Here is the other nugget: You never know when the light might come on for Florida quarterback Treon Harris, who has struggled. In the offensive debacle against Florida State last Saturday night, Harris’ attention downfield to receivers was distracted with just the simplest threat from a pass rusher. Harris missed open receivers because he could not set his feet.
Can he get some of that figured out in practice this week?
“They have talent, it can all come together, they have struggled to score, but something can click,” Rood said.
Here is the other cool thing to look for:
“They (Florida) are going to pull out all the stops,” Rood said. “I think you will see things in this game that Florida hasn’t tried. Realistically, what do they have to lose? They are going to be in a bowl game. They might go for it on fourth down in a non-traditional situation.
“I could see fake punts and all that. I hope it’s not just a straight boat job by Alabama, and they just run ‘em out. It could be. I would love Florida to show up and do the wishbone. If they did that for (the) first quarter and kind of put ‘Bama back on its heels and then switched back to traditional, anything like that would be fun.”
Florida could shorten the game, like it did against Florida State, and give itself a better chance to win.
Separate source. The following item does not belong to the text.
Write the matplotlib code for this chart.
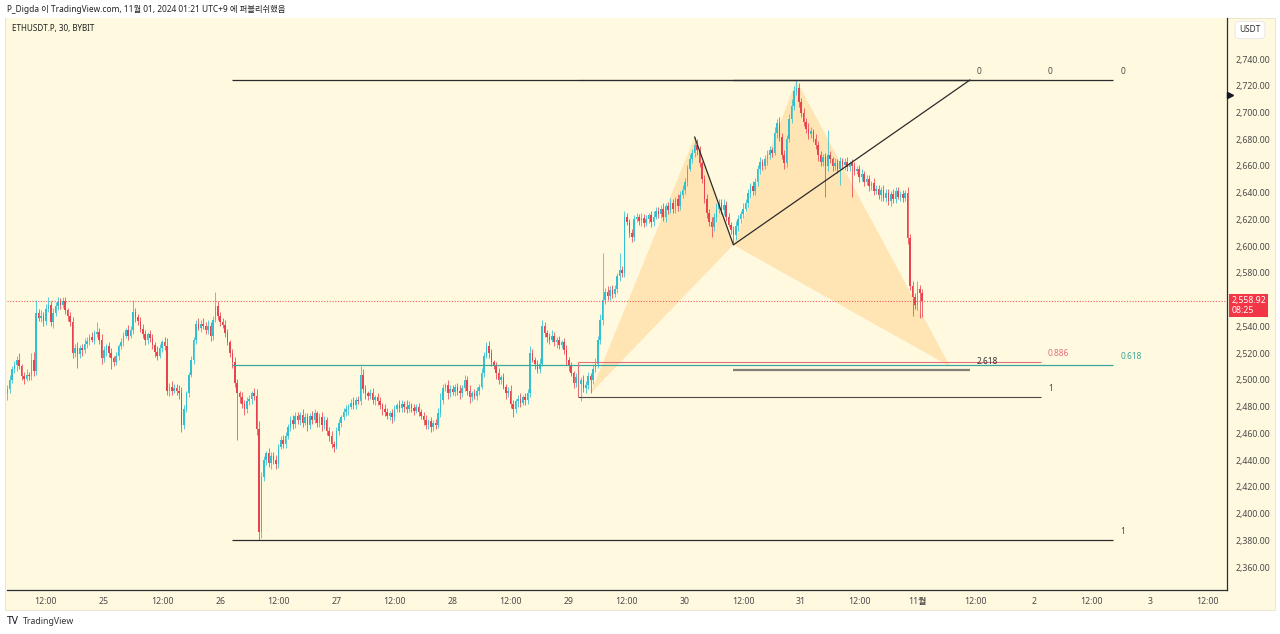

The Seminoles ran just 40 offensive plays in the first three quarters because the Gators’ running back Kelvin Taylor had 95 yards rushing at that point. Of course, Alabama’s run defense is the best in the country so Florida might not get a chance to hold the ball and limit the touches of Crimson Tide running back Derrick Henry.
Still, Vaccaro said it would be “idiocy” to think Florida has no chance at all.
“It’s not like Alabama is way out in front of Florida in terms of quarterback,” Vaccaro said. “If we found out that the Alabama quarterback was not playing we wouldn’t adjust it that much because the (Jacob) Coker kid is controlling the game. If Henry doesn’t play it’s a big deal.
“If this game were at Alabama, you’re talking a 21 or 22,” Vaccaro said. “If they played the game at Florida it would be just a point or two difference.”
Vaccaro said he is looking forward to the excitement of Saturday morning and early afternoon in Vegas. Alabama fans, he said, will raise their Corona beer bottles and chant “Roll Tide” for three hours. They will not only raise their bottles, they will raise the point spread. Bet on it.